With that challenge tackled, the designers and homeowners handed Hill another. Rather than hide the structure’s imperfect lines and angles behind moldings and trim, the team went the opposite direction. They envisioned seamless transitions between its expansive new windows and sliding glass doors, Venetian plaster and oak-paneled walls, and terrazzo, wood and limestone floors. “Taking a structure that was built 100 years ago and getting it back in line to the precise level of accuracy that’s required by David’s work was definitely a significant challenge,” Hill says. In the family room, for example, he reports, “the floor was out of level by an inch and a half, the ceiling by an inch and a quarter, and we had to create a three-eighths-inch reveal at the top and bottom of the wood veneer wall panels.”
“Achieving those perfect reveals was like a magic trick,” says David Lucas, “but those subtle moments in the architecture are very strong.
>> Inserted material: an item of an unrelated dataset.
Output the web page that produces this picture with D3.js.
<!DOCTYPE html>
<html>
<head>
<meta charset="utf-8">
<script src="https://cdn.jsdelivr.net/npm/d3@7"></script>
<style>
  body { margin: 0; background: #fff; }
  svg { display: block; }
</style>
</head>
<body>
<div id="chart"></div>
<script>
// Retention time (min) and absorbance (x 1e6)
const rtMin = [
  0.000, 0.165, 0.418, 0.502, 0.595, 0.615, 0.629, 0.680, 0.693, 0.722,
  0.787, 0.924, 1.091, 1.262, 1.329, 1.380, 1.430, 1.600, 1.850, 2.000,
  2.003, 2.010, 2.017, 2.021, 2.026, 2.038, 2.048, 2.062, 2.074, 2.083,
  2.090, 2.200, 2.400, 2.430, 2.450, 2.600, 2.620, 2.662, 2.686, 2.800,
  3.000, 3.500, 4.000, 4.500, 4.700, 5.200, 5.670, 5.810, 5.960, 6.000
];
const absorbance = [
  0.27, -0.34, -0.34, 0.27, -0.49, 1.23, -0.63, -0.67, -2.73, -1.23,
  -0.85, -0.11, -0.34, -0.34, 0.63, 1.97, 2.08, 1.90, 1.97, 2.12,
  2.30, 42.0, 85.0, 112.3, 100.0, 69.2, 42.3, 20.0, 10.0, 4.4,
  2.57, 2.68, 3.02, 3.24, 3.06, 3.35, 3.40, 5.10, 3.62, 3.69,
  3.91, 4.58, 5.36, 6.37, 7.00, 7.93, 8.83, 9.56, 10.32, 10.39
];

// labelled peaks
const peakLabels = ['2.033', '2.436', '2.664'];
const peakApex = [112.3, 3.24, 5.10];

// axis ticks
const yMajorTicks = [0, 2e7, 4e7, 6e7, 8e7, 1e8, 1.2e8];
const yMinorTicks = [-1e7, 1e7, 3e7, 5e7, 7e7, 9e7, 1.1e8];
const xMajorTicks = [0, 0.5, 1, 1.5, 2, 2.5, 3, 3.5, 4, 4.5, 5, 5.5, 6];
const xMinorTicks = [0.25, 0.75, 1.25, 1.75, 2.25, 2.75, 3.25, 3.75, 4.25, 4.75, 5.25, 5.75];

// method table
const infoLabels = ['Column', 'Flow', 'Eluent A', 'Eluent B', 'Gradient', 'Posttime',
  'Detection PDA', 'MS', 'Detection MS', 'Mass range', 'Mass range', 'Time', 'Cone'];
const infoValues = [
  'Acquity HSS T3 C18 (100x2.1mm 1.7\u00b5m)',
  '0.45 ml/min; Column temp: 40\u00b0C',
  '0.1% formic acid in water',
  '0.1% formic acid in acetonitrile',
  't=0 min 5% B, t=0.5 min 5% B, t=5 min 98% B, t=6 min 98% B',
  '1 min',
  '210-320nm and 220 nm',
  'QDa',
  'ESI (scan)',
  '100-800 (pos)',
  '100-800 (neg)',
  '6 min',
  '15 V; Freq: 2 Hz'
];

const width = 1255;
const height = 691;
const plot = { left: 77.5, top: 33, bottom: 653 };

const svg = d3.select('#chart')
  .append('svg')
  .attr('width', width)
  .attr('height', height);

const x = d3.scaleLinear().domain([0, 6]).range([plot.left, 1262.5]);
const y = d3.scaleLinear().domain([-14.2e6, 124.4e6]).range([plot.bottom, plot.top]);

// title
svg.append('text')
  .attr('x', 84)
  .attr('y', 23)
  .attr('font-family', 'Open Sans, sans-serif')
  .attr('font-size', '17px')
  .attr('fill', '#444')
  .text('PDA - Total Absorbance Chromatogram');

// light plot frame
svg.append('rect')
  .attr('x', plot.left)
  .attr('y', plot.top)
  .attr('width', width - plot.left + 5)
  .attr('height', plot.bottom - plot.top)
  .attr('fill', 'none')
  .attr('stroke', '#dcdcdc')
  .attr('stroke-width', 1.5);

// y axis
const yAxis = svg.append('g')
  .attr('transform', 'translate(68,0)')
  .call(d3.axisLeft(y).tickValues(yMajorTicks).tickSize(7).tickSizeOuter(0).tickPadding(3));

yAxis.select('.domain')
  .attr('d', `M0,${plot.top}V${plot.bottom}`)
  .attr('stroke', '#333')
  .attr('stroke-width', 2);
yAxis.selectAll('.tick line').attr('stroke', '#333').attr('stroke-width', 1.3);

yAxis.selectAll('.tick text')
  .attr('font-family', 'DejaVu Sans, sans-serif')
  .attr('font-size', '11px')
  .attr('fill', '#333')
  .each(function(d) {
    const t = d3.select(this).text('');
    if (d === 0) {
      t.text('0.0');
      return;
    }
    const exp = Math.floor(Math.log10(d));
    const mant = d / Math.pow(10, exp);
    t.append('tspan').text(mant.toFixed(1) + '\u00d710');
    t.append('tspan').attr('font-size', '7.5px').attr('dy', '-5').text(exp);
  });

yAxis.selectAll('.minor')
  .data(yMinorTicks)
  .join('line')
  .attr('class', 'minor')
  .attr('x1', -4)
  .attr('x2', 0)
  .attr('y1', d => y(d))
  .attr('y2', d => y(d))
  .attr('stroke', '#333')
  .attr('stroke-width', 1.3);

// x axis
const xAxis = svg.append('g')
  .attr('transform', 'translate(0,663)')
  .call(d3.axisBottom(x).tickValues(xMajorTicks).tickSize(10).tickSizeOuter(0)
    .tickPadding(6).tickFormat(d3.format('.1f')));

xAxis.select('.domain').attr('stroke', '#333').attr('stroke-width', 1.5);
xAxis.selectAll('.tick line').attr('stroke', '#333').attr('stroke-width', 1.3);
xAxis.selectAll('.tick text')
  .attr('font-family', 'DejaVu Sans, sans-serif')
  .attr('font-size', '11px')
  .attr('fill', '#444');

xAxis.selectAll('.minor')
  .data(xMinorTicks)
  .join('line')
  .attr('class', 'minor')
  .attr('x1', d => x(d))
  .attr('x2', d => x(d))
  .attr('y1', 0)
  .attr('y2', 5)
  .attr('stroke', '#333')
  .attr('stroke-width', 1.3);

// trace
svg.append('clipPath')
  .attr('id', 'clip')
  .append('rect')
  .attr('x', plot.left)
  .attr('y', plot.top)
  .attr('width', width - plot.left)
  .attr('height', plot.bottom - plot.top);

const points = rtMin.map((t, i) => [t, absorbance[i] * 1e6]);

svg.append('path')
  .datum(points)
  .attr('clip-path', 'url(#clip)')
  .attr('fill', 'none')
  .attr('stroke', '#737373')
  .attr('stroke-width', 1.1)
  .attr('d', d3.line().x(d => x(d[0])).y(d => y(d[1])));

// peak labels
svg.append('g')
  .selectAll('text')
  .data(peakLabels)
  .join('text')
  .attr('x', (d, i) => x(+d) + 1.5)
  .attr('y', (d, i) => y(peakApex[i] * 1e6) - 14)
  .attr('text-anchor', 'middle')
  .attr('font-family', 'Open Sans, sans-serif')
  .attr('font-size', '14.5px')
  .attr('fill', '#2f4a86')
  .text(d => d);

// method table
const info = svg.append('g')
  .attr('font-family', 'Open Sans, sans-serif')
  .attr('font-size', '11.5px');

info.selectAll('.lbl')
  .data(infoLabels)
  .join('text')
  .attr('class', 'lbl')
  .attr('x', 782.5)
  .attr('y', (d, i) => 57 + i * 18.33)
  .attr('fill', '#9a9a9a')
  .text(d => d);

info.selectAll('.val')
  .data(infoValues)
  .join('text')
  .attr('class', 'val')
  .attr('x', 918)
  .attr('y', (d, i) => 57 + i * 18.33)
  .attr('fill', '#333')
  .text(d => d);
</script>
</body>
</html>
They add so much value to the view without distracting from it.” The home’s warm yet modern finishes follow suit, from back-painted glass accent walls and lacquered kitchen cabinets that reflect the sea views to striated slabs of titanium travertine—chosen for its resemblance to the site’s rocky bluffs—that grace exterior walls, the family room’s fireplace and a jewel box of a powder room. “The stone gets woven throughout the house, without feeling like a decorative thing,” David Lucas says. “It feels integral to the architecture.” As do the home’s furnishings—many of which he designed to fit the “quirkiness” of the spaces—which employ textured bronzes, rich leathers, warm wood tones and translucent resins to create a soft, sensual style he calls “romantic modernism.”
Developing each room’s composition of furnishings and fine art—including works by Deborah Butterfield, Ed Moses and Gary Lang—was an evolution, Suzie Lucas says, “of figuring out how to strip back the noise around you because when you’re in the space, you’re so drawn to the views that you don’t want anything competing with that.” In the living room, for example, the palette leans earthier and richer, the imposing bronze fireplace wall providing a grounding element. “Then, as you move out toward the family room,” she explains, “things get brighter, and we were inspired by the colors in the cove, from the seaweed to the waves to the hillside.”
Which is precisely what the homeowners have always had in mind. “This house doesn’t just have a view of the ocean,” the husband says. “When you look out these windows, you’re close enough to the details and drama of the ocean that you feel a part of it.” And now, the house can celebrate that special connection—and all the beauty that’s happening right outside.